- _Exercise_
Quote exactly the lines from the line containing "Clone this chart in Apache ECharts." to the line containing "words in all", both lines included, please, and nothing more.

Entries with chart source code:
>> BEGIN
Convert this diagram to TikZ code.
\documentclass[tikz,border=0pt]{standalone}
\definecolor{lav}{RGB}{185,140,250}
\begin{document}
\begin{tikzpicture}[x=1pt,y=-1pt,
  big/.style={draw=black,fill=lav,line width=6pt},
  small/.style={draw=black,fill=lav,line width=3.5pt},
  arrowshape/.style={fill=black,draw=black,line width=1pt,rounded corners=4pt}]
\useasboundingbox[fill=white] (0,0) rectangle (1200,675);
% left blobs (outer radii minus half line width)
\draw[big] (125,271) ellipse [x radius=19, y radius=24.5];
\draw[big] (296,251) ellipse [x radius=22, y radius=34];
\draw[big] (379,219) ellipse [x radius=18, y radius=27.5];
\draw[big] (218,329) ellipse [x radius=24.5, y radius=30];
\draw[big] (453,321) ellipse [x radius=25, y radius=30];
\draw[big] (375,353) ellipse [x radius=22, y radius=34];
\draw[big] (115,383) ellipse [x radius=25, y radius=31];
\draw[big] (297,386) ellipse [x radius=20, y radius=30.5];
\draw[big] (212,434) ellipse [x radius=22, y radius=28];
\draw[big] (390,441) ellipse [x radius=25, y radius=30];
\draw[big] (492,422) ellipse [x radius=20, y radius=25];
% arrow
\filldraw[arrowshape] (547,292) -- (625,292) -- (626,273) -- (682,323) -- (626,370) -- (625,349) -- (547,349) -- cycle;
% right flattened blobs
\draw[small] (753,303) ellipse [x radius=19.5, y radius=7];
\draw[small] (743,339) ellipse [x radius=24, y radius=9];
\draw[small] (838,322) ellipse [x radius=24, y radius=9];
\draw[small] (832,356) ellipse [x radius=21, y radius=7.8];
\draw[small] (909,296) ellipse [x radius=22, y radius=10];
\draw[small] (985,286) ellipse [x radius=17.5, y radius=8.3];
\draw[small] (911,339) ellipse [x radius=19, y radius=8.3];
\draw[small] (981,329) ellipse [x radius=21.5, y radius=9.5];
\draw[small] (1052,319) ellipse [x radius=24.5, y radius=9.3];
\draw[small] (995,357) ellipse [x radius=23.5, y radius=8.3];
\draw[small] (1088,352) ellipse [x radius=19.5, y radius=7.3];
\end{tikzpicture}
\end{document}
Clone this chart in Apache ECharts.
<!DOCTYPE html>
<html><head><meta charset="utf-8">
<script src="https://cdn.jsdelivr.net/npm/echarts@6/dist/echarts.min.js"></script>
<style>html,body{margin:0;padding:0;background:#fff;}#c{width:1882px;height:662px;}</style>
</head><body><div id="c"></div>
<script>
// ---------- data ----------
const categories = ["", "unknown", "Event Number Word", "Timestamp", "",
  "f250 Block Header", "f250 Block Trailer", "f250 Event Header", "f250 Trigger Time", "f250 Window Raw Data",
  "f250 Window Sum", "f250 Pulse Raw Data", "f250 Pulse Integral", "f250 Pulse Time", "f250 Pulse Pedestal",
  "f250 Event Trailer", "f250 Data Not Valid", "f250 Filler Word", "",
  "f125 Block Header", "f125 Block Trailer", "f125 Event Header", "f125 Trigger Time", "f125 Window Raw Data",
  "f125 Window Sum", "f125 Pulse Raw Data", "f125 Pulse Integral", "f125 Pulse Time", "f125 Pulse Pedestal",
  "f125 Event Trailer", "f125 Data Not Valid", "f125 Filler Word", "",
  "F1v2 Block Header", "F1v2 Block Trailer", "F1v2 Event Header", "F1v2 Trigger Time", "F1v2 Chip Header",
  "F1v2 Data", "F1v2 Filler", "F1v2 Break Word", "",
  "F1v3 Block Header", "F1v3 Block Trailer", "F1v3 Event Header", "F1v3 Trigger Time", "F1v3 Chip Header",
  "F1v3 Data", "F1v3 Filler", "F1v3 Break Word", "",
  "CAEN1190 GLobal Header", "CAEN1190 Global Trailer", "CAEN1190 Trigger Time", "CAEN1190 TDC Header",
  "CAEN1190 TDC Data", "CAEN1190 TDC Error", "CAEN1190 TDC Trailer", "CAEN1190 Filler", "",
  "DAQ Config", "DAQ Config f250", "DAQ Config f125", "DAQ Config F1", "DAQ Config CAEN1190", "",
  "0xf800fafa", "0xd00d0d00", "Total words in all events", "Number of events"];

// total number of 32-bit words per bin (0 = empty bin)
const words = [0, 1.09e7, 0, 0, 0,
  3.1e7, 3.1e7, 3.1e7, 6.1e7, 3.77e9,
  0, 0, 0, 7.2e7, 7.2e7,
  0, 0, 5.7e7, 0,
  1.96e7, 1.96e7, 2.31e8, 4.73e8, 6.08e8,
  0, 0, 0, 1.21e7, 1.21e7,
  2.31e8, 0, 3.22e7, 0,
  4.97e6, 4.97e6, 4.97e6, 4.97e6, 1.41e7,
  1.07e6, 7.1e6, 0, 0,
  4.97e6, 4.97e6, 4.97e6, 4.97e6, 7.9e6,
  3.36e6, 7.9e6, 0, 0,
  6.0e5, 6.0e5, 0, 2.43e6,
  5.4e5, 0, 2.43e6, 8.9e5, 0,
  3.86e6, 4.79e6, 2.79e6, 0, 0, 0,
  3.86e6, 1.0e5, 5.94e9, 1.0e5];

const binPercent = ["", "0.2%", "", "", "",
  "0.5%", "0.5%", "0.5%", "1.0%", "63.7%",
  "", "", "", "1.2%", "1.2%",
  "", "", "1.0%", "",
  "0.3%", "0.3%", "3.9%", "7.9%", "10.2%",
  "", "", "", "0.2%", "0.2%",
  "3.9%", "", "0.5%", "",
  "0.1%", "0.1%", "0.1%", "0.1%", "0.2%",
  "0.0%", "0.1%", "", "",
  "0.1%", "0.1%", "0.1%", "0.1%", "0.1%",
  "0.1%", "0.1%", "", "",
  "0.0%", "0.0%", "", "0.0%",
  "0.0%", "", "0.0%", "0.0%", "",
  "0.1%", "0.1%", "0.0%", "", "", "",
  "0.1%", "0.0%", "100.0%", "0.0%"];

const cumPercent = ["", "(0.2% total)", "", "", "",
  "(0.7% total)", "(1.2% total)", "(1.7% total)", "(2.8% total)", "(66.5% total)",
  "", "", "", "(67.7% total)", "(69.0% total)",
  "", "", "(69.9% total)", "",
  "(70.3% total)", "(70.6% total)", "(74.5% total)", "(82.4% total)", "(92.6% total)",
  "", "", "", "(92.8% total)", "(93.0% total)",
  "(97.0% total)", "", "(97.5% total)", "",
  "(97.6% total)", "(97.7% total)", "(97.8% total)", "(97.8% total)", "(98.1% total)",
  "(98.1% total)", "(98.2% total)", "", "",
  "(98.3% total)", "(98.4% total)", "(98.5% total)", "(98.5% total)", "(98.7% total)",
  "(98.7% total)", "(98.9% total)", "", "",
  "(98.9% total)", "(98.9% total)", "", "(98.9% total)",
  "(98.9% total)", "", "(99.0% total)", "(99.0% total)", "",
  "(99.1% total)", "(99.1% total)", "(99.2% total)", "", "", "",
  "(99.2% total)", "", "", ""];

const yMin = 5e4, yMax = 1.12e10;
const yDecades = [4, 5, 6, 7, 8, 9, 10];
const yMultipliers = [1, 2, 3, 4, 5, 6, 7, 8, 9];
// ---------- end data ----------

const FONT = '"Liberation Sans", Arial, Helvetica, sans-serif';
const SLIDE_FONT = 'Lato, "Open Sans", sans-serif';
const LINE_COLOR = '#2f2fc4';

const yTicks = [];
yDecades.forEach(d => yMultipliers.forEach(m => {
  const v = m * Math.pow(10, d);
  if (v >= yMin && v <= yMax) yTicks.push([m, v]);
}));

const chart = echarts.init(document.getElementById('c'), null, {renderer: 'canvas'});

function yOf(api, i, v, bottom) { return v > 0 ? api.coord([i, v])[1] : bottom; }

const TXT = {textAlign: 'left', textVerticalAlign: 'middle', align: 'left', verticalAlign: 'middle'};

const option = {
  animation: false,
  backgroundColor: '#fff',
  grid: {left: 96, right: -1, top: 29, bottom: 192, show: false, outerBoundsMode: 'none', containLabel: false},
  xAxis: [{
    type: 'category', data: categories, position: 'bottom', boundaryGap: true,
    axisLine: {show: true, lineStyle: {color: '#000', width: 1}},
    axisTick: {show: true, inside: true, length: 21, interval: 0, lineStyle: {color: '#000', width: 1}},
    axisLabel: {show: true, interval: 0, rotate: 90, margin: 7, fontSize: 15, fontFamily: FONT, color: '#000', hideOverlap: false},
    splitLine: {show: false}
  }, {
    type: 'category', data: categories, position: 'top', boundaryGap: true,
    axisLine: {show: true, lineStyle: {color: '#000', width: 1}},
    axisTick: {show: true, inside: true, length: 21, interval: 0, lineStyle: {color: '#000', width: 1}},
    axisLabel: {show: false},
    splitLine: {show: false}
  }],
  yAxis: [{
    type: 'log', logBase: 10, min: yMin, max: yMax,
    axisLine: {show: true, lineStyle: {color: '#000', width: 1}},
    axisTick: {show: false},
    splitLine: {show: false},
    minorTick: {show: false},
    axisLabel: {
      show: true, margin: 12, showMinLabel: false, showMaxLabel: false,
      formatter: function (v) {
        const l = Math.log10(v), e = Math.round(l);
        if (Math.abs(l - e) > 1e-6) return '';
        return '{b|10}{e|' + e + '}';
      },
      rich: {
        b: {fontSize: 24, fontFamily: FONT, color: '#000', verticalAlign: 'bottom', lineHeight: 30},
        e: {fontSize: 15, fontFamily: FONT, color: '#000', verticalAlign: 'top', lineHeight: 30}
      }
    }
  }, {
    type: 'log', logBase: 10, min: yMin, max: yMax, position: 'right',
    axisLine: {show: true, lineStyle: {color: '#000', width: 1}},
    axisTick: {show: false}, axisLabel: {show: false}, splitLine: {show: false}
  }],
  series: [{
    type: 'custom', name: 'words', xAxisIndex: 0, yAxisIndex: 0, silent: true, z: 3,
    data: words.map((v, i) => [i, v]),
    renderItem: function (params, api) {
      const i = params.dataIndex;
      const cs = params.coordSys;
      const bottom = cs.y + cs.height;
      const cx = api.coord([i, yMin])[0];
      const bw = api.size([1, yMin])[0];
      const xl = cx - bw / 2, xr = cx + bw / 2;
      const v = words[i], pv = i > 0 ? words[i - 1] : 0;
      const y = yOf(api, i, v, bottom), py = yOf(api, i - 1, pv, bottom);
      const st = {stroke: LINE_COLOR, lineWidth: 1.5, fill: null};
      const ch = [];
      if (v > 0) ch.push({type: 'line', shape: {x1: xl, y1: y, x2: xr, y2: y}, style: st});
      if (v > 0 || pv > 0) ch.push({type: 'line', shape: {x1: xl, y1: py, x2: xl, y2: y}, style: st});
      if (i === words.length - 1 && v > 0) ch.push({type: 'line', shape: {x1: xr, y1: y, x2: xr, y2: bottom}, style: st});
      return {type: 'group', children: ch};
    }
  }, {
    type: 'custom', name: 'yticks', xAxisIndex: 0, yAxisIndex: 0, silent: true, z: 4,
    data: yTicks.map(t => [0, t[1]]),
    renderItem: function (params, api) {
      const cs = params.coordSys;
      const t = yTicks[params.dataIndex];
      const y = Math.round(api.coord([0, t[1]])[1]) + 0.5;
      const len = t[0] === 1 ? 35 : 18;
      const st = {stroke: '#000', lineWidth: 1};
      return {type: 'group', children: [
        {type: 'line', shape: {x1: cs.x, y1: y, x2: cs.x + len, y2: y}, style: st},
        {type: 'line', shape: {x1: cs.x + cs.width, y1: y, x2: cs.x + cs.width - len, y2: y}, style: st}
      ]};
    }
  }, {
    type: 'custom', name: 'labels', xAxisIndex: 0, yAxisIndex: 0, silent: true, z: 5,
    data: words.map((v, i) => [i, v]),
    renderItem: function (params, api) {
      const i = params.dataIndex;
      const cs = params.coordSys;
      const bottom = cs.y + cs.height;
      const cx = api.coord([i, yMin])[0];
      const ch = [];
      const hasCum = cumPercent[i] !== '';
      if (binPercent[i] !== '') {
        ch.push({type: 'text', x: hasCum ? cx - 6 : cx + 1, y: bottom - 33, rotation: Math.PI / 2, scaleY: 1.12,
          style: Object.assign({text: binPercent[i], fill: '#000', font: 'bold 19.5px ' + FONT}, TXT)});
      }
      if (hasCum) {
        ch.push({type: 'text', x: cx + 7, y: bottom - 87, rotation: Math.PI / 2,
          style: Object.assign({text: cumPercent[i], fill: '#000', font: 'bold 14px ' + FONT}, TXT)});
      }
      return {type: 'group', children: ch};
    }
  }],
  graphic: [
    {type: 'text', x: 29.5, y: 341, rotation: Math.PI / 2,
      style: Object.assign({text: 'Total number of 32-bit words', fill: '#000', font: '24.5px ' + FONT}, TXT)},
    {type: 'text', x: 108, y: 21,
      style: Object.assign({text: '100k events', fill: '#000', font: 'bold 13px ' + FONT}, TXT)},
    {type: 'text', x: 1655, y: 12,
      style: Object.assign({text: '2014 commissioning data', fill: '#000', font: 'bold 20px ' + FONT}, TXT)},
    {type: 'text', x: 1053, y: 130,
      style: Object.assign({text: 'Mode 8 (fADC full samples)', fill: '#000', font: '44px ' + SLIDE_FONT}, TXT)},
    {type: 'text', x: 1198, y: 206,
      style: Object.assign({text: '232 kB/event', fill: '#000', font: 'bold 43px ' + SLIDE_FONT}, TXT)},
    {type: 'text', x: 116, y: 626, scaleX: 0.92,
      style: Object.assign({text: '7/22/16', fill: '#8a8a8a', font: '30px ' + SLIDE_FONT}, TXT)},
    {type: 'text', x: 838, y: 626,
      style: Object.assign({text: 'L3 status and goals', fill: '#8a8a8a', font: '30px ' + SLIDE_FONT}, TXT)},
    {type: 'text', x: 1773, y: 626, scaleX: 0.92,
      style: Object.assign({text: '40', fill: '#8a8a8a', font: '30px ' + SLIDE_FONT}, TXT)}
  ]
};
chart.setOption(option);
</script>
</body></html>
>> END
- _Correct output_
Clone this chart in Apache ECharts.
<!DOCTYPE html>
<html><head><meta charset="utf-8">
<script src="https://cdn.jsdelivr.net/npm/echarts@6/dist/echarts.min.js"></script>
<style>html,body{margin:0;padding:0;background:#fff;}#c{width:1882px;height:662px;}</style>
</head><body><div id="c"></div>
<script>
// ---------- data ----------
const categories = ["", "unknown", "Event Number Word", "Timestamp", "",
  "f250 Block Header", "f250 Block Trailer", "f250 Event Header", "f250 Trigger Time", "f250 Window Raw Data",
  "f250 Window Sum", "f250 Pulse Raw Data", "f250 Pulse Integral", "f250 Pulse Time", "f250 Pulse Pedestal",
  "f250 Event Trailer", "f250 Data Not Valid", "f250 Filler Word", "",
  "f125 Block Header", "f125 Block Trailer", "f125 Event Header", "f125 Trigger Time", "f125 Window Raw Data",
  "f125 Window Sum", "f125 Pulse Raw Data", "f125 Pulse Integral", "f125 Pulse Time", "f125 Pulse Pedestal",
  "f125 Event Trailer", "f125 Data Not Valid", "f125 Filler Word", "",
  "F1v2 Block Header", "F1v2 Block Trailer", "F1v2 Event Header", "F1v2 Trigger Time", "F1v2 Chip Header",
  "F1v2 Data", "F1v2 Filler", "F1v2 Break Word", "",
  "F1v3 Block Header", "F1v3 Block Trailer", "F1v3 Event Header", "F1v3 Trigger Time", "F1v3 Chip Header",
  "F1v3 Data", "F1v3 Filler", "F1v3 Break Word", "",
  "CAEN1190 GLobal Header", "CAEN1190 Global Trailer", "CAEN1190 Trigger Time", "CAEN1190 TDC Header",
  "CAEN1190 TDC Data", "CAEN1190 TDC Error", "CAEN1190 TDC Trailer", "CAEN1190 Filler", "",
  "DAQ Config", "DAQ Config f250", "DAQ Config f125", "DAQ Config F1", "DAQ Config CAEN1190", "",
  "0xf800fafa", "0xd00d0d00", "Total words in all events", "Number of events"];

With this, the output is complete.